Since the interim results announcement, the Group has continued to address the critical labour shortages which have impacted the industry.  During H2 this resource was focused both on new customers and on recovering customer service levels that had deteriorated during the pandemic.  Throughout this period, maintaining our operational schedules in the midst of widespread disruption proved challenging and provided a constraint upon both revenue and efficiency.  Nonetheless, the Board is pleased with the progress that was achieved by the end of the year and believes this will underpin a more efficient operational performance in 2022.

Strategic Update

Despite the operational challenges outlined above, the Group has made excellent progress across its core strategic priorities.  Specifically:

  • The modernisation of our brand will be reflected in a return to TV advertising through a new national campaign during Q1 2022.  The updated brand positioning reflects our strength in the ‘value segment’ supported by a new brand ambassador, former England goalkeeper, David Seaman MBE.
  • We opened our new Safestyle Academy in Q4 2021, enabling our vision of embedding Safestyle standards of expertise and customer service in the industry, while also developing the next generation of installers.
  • Our initiative to introduce Standard Operating Procedures and training to level up performance across our sales branches and depots has progressed.  To support this, we have established new roles for sales branch management and recruited c.100 PAYE employees into these roles.  This supports our ability to train, manage and continually improve our national field sales operations.
  • We have introduced Net Promoter Score (‘NPS’) metrics across our installation network and supported this initiative with new incentives that reward the delivery of customer satisfaction.  Concurrently, we have invested to improve our call centres, ensuring better responsiveness and service levels.
  • C02 targets which we set for 2024 have been exceeded three years in advance due to a strong set of initiatives implemented ahead of plan during 2021.  This positive progress will drive an upgrade in our targets that we will communicate later in the year.

Outlook

Looking ahead, the Board expects that the operating conditions, which have generated continuing operational challenges through the pandemic, will improve in 2022.  The Board plans to leverage the expected operational stability versus the last two years to underpin strong investments in developing the business.
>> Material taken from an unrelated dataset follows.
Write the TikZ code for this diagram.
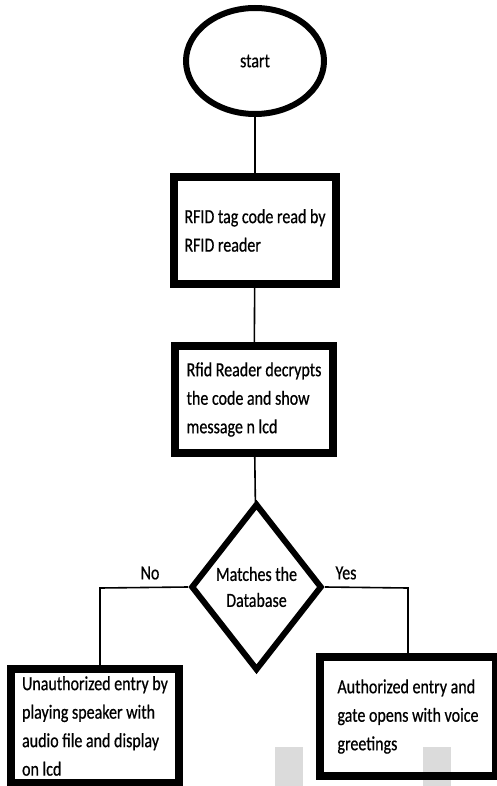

This investment will encompass the return to TV advertising, continued investment in training staff in our new Academy as well as further improving our customer experience.  These long-term investments are overdue and the Board believes that they will enable sustained market share growth in the years to come.

A further trading update will be provided as part of our full-year results announcements for the year ended 2 January 2022, which will be published on 24 March 2022.

Safestyle reveal that they have bagged David Seaman, the former England goalkeeper, as their new brand ambassador. Let’s hope they don’t have him wafting round an empty room, shouting “you buy one, you get one free!” at the TV whilst pushing over window frames.

They confirm that they are sitting on more than £12m in cash (after their VAT deferral from May 2020) and that they expect profit margins to be better than expected. They also confirm that the first few weeks of this year are in line with their expectations.

The statement hinted at problems caused due to the labour shortage, with growth pegged back because of a lack of skilled workers. But then again, that is the situation much of the industry has found itself in, so this is not a unique situation for the company. They sound upbeat about labour levels for 2022, but I sense that optimism is misplaced as there is absolutely no sign that there is going to be a meaningful turnaround in worker levels in this sector any time soon. Even with their academy.

Full-year results will be published in March of this year, which will be covered on DGB.